The Federal Court of Appeal found that the NEB and Canada got the process and their mandates wrong. The NEB construed the scope of its review too narrowly and Canada failed to adequately consult. While Canada listened well enough, it did not meaningfully interact to discuss, consider and mandate accommodations to address the concerns of First Nations and their impacts on Aboriginal rights.

The court held that the NEB made a critical error in not making the “scope” of review of the project’s impacts sufficiently wide to consider project-related tanker traffic and shipping. Both the NEB and Canada erroneously thought that the NEB and Canada had no jurisdiction to consider these aspects of the project and accordingly, they narrowed the scope of their review to exclude serious concerns regarding species at risk legislation. On reconsideration, the NEB will have a great deal of work to do on that front since there was little evidence referenced in the decision as to how the project changes may mitigate the potentially serious impact on the killer whale population, which is a species at risk and one of significance to local First Nations. As a result of this narrow “scope” decision, the report of the NEB was seen as deficient and not a valid report required for an NEB approval certificate for a project.

Furthermore, the court held that Canada did not sufficiently or adequately consult with affected First Nations. More specifically, the process for consultation laid out by Canada was reasonable and adequate but the actions of Canada to fulfill Phase III of its own process fell short. Canada was required to engage in a meaningful two-way dialogue. The court spent some 36 pages in its decision detailing the inadequacy of Canada’s dialogue with First Nations, culminating in the following statement:

“The inadequacies of the consultation process flowed from the limited execution of the mandate of the Crown consultation team. Missing was someone from Canada who would engage interactively. Someone with the confidence of Cabinet who would discuss, at least in principle, required accommodation measures, possible flaws in the Board’s process, findings and recommendations and how those flaws could be addressed.”

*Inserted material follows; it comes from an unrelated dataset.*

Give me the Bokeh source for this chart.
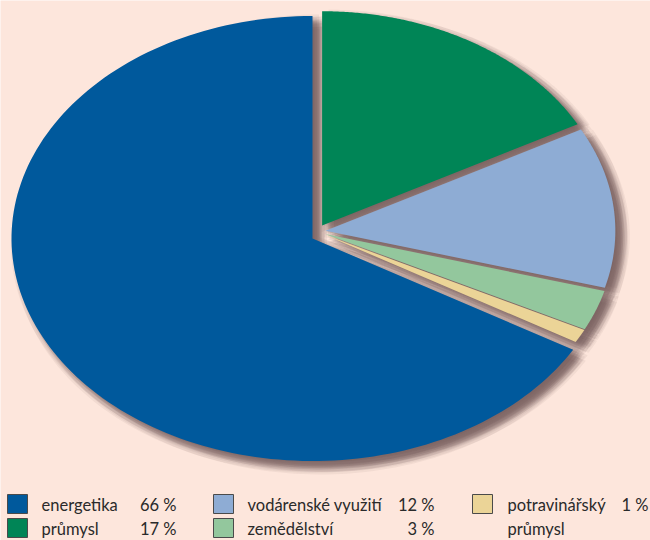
import numpy as np
from bokeh.plotting import figure
from bokeh.models import Range1d
from bokeh.core.properties import value
from bokeh.embed import file_html
from bokeh.resources import INLINE

# ---- data ----
categories = ["energetika", "průmysl", "vodárenské využití", "zemědělství", "potravinářský průmysl"]
values = [66, 17, 12, 3, 1]
colors = ["#00599c", "#008556", "#8eacd4", "#93c79d", "#ebd497"]
legend_lines = [["energetika"], ["průmysl"], ["vodárenské využití"], ["zemědělství"], ["potravinářský", "průmysl"]]
pct_labels = ["66 %", "17 %", "12 %", "3 %", "1 %"]

BG = "#fde6dc"
W, H = 650, 540
p = figure(width=W, height=H, x_range=Range1d(0, W), y_range=Range1d(H, 0),
           output_backend="svg", toolbar_location=None, min_border=0)
p.axis.visible = False
p.grid.visible = False
p.outline_line_color = None
p.background_fill_color = BG
p.border_fill_color = BG

CX, CY = 312, 238
RX, RY = 301, 222.5
SC = 0.963
total = float(sum(values))
spans = [v / total * 360.0 for v in values]


def wedge(cx, cy, rx, ry, t0, t1, n=160):
    ts = np.radians(np.linspace(t0, t1, n))
    xs = [cx] + list(cx + rx * np.cos(ts))
    ys = [cy] + list(cy - ry * np.sin(ts))
    return xs, ys


polys = []
# first slice: counterclockwise from 12 o'clock
polys.append(wedge(CX, CY, RX, RY, 90, 90 + spans[0]))
a = 90.0
for s in spans[1:]:
    t0, t1 = a, a - s
    mid = np.radians((t0 + t1) / 2)
    cx = CX + 6 + 7 * np.cos(mid)
    cy = CY - 7 - 7 * np.sin(mid)
    polys.append(wedge(cx, cy, RX * SC, RY * SC, t0, t1))
    a -= s

# blurred shadow
sx, sy = [], []
offs = [(0.0, 0.0)]
for r in (2.5, 5.0, 7.5):
    for k in range(8):
        ang = k * np.pi / 4 + (r / 5.0)
        offs.append((r * np.cos(ang), r * np.sin(ang)))
for xs, ys in polys:
    for ox, oy in offs:
        sx.append([x + 7 + ox for x in xs])
        sy.append([y + 6 + oy for y in ys])
p.patches(sx, sy, fill_color="#6f5f5a", fill_alpha=0.08, line_color=None)

p.patches([q[0] for q in polys], [q[1] for q in polys], fill_color=colors, line_color=None)

# ---- legend ----
col_sq = [7, 213, 472]
col_lab = [41, 247, 507]
col_pct = [176, 434, 648]
row_top = [494, 518]
row_mid = [504, 528]
sq_w, sq_h = 20, 19

ql, qr, qt, qb, qc = [], [], [], [], []
tx, ty, tt = [], [], []
px, py, pt = [], [], []
for i, cat in enumerate(categories):
    col, row = i // 2, i % 2
    ql.append(col_sq[col]); qr.append(col_sq[col] + sq_w)
    qt.append(row_top[row]); qb.append(row_top[row] + sq_h)
    qc.append(colors[i])
    for j, line in enumerate(legend_lines[i]):
        tx.append(col_lab[col]); ty.append(row_mid[row + j]); tt.append(line)
    px.append(col_pct[col]); py.append(row_mid[row]); pt.append(pct_labels[i])

p.quad(left=ql, right=qr, top=qt, bottom=qb, fill_color=qc, line_color="#4a4a4a", line_width=1)
p.text(tx, ty, text=tt, text_font=value("Lato"), text_font_size="16.5px",
       text_color="#2a2a2a", text_baseline="middle", text_align="left")
p.text(px, py, text=pt, text_font=value("Lato"), text_font_size="16.5px",
       text_color="#2a2a2a", text_baseline="middle", text_align="right")

open("out.html", "w").write(file_html(p, INLINE))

The court held that Canada appeared to be under the misunderstanding that its role and jurisdiction was limited to listening only to First Nations concerns but did not reference two-way dialogue or decision-making about actual project changes, or conditions to address or accommodate those concerns. It also appears that it may well have considered the NEB as the ultimate decision maker, with Canada merely echoing the NEB’s findings.

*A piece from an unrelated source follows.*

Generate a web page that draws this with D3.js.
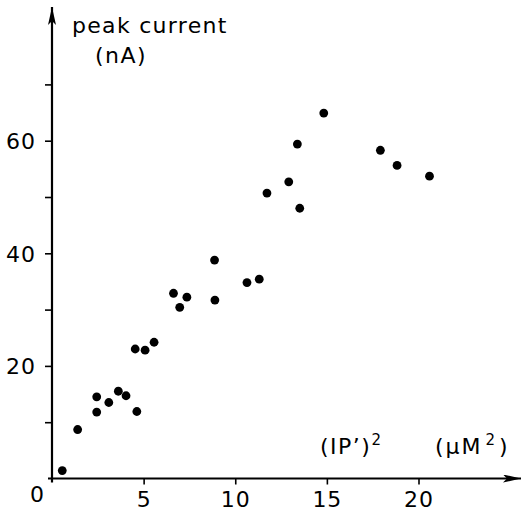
<!DOCTYPE html>
<html>
<head>
<meta charset="utf-8">
<script src="https://cdn.jsdelivr.net/npm/d3@7"></script>
<style>
  body { margin: 0; background: #fff; }
  svg text { font-family: "DejaVu Sans", sans-serif; fill: #000; }
</style>
</head>
<body>
<div id="chart"></div>
<script>
// (IP')^2 in uM^2 vs peak current in nA
var ipSquared = [0.56, 1.4, 2.44, 2.44, 3.1, 3.62, 4.04, 4.63, 4.54, 5.08, 5.57, 6.63, 6.97,
                 7.36, 8.87, 8.89, 10.64, 11.31, 11.73, 12.92, 13.52, 13.39, 14.83, 17.92, 18.83, 20.6];
var peakCurrent = [1.4, 8.7, 14.5, 11.8, 13.5, 15.5, 14.7, 11.9, 23.0, 22.8, 24.2, 32.9, 30.4,
                   32.2, 38.8, 31.7, 34.8, 35.4, 50.7, 52.7, 48.0, 59.4, 64.9, 58.3, 55.6, 53.7];
var xTicks = [5, 10, 15, 20];
var yTicks = [10, 20, 30, 40, 50, 60, 70];
var yLabelled = [20, 40, 60];

var w = 522, h = 513;

var svg = d3.select('#chart').append('svg')
  .attr('width', w)
  .attr('height', h);

var x = d3.scaleLinear().domain([0, 20]).range([52, 418.5]);
var y = d3.scaleLinear().domain([0, 60]).range([478.5, 140.7]);

var defs = svg.append('defs');
defs.append('marker')
  .attr('id', 'arrow')
  .attr('viewBox', '0 0 18 8')
  .attr('refX', 18).attr('refY', 4)
  .attr('markerWidth', 18).attr('markerHeight', 8)
  .attr('markerUnits', 'userSpaceOnUse')
  .attr('orient', 'auto')
  .append('path')
  .attr('d', 'M0,0 L18,4 L0,8 L4,4 Z')
  .attr('fill', '#000');

// y axis
var yAxis = d3.axisLeft(y)
  .tickValues(yTicks)
  .tickSize(7)
  .tickPadding(9)
  .tickFormat(function(d) { return yLabelled.indexOf(d) >= 0 ? d : ''; });

var gy = svg.append('g')
  .attr('transform', 'translate(' + x(0) + ',0)')
  .call(yAxis);
gy.select('.domain').remove();
gy.selectAll('line').attr('stroke', '#000').attr('stroke-width', 1.6);
gy.selectAll('text').style('font-size', '22px').style('letter-spacing', '1px').attr('dy', '0.36em');

// x axis
var xAxis = d3.axisBottom(x)
  .tickValues(xTicks)
  .tickSize(6)
  .tickPadding(8)
  .tickFormat(function(d) { return d; });

var gx = svg.append('g')
  .attr('transform', 'translate(0,' + y(0) + ')')
  .call(xAxis);
gx.select('.domain').remove();
gx.selectAll('line').attr('stroke', '#000').attr('stroke-width', 1.6);
gx.selectAll('text').style('font-size', '22px').style('letter-spacing', '1px').attr('dy', '0.66em');

// axis lines with arrows
svg.append('line')
  .attr('x1', x(0)).attr('y1', y(0) + 4)
  .attr('x2', x(0)).attr('y2', 7)
  .attr('stroke', '#000').attr('stroke-width', 2.2)
  .attr('marker-end', 'url(#arrow)');

svg.append('line')
  .attr('x1', x(0) - 4).attr('y1', y(0))
  .attr('x2', 521).attr('y2', y(0))
  .attr('stroke', '#000').attr('stroke-width', 2.2)
  .attr('marker-end', 'url(#arrow)');

// origin label
svg.append('text')
  .attr('x', 37).attr('y', 502)
  .attr('text-anchor', 'middle')
  .style('font-size', '22px')
  .text('0');

// points
svg.append('g').selectAll('circle')
  .data(ipSquared.map(function(d, i) { return [d, peakCurrent[i]]; }))
  .enter().append('circle')
  .attr('cx', function(d) { return x(d[0]); })
  .attr('cy', function(d) { return y(d[1]); })
  .attr('r', 4.4)
  .attr('fill', '#000');

// axis titles
svg.append('text').attr('x', 72).attr('y', 33)
  .style('font-size', '22px').style('letter-spacing', '1.3px')
  .text('peak current');
svg.append('text').attr('x', 95).attr('y', 63)
  .style('font-size', '22px').style('letter-spacing', '1.5px')
  .text('(nA)');

var t1 = svg.append('text').attr('x', 320).attr('y', 454)
  .style('font-size', '22px').style('letter-spacing', '1.5px');
t1.append('tspan').text('(IP\u2019)');
t1.append('tspan').attr('dy', -9).style('font-size', '15px').text('2');

var t2 = svg.append('text').attr('x', 435).attr('y', 454)
  .style('font-size', '22px').style('letter-spacing', '2px');
t2.append('tspan').text('(\u00b5M');
t2.append('tspan').attr('dx', 3).attr('dy', -9).style('font-size', '15px').text('2');
t2.append('tspan').attr('dx', 2).attr('dy', 9).text(')');
</script>
</body>
</html>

The court also clarified the role of the “public interest” in the process. The court determined how the conflict with the “public interest” referenced in an NEB review and the duty to consult is to be resolved: aboriginal rights considerations are a “constitutional imperative” and “supersedes” other concerns of tribunals tasked with assessing the public interest:

… it is important to understand that the public interest and the duty to consult do not operate in conflict. As a constitutional imperative, the duty to consult gives rise to a special public interest that supersedes other concerns commonly considered by tribunals tasked with assessing the public interest. In the case of the Board, a project that breaches the constitutionally protected rights of Indigenous peoples cannot serve the public interest (Clyde River, paragraph 46).”

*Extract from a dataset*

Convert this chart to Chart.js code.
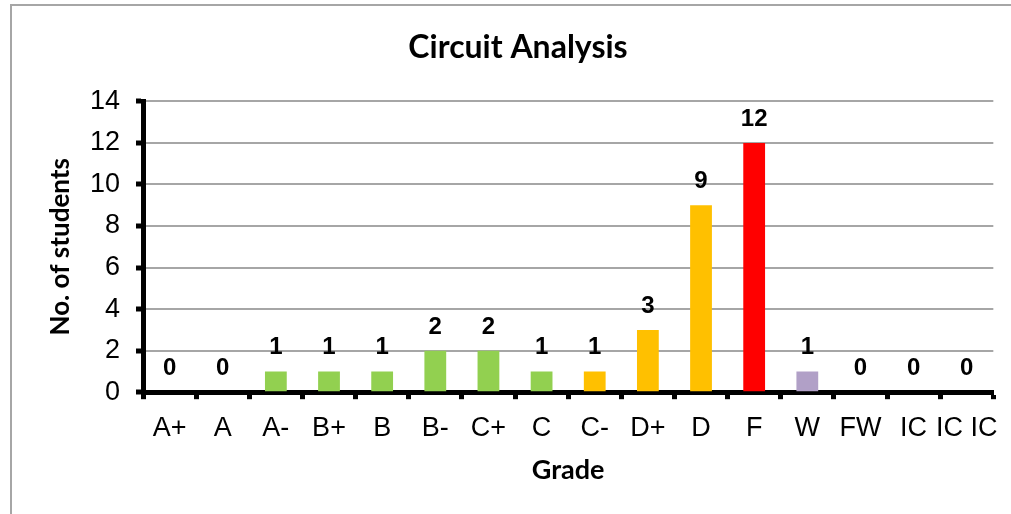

The Court quashed the OIC, sending the matter back to the NEB for review and reconsideration, on the expanded scope and in further consultation with Indigenous Groups, mandating that Cabinet could not consider the matter until after Canada had adequately engaged in that meaningful two-way dialogue which included accommodation of aboriginal rights and title concerns.

Implications:

  1. First Nations consultations must bear practical fruit with substantial decisions for meaningful changes. Talk is not enough. First Nations “consultations” will need to be two-way dialogue and include actual accommodation discussions, if not actions, in order to be consultations, especially where the duty to consult is on the high end of the spectrum. This will spawn a new cast of federal “negotiators” armed with a mandate directly from Cabinet to discuss and seek adequate accommodations and addressing First Nations issues. This will occur outside and after the renewed NEB process in a newly created “Phase III” consultation. This may have further reaching applications to other EA Processes where Cabinet decision makers are required to engage in two-way dialogue after an EA process has recommended approval to the appropriate Minister. In that sense, government to government dialogue, long sought by First Nations, has come of age.
  2. Canada is the final decision maker but must address aboriginal rights, complying with the “constitutional imperative”. The balance of power in regulatory decision-making on large-scale energy projects has shifted away from the NEB’s previous ‘final word’ and is now with federal Cabinet. Canada now has legal and procedural steps mandated by the courts for decisions that can be reviewed. This will heighten the politics of these projects, especially where key Cabinet leaders have already expressed project support, giving rise to claims for apprehension of bias. The “constitutional imperative” to Indigenous Peoples is now infused with a “special” public interest, obligating the fulfillment of the duty to consult in order to serve the public interest. This will result in a thorough review of existing environmental assessment and NEB processes throughout all Canadian jurisdictions.
  3. NEB process is sufficiently robust to review and consider the various issues of environmental and Aboriginal rights including the duty of consultation and accommodation. Canada can delegate the procedural aspects of consultation to the NEB. While the NEB is not a final decision maker, it does have sufficiently wide powers of review upon which Canada (through federal Cabinet) can rely in making its considerations and final decisions.
  4. EA processes and consultation will be more heavily scrutinized by government, First Nations, and project proponents. Project proponents will need to take the NEB and EA processes much more seriously, especially as to how they address First Nations concerns. Proponents will no longer be able to rely solely on the approval of the NEB for adequate assessment or on Canada for adequate consultation. This could result in an increase in Aboriginal engagement for major projects, especially where project alterations and/or accommodations are sought as a result of impacts on aboriginal rights. Project proponents will be required to do more out of an abundance of caution.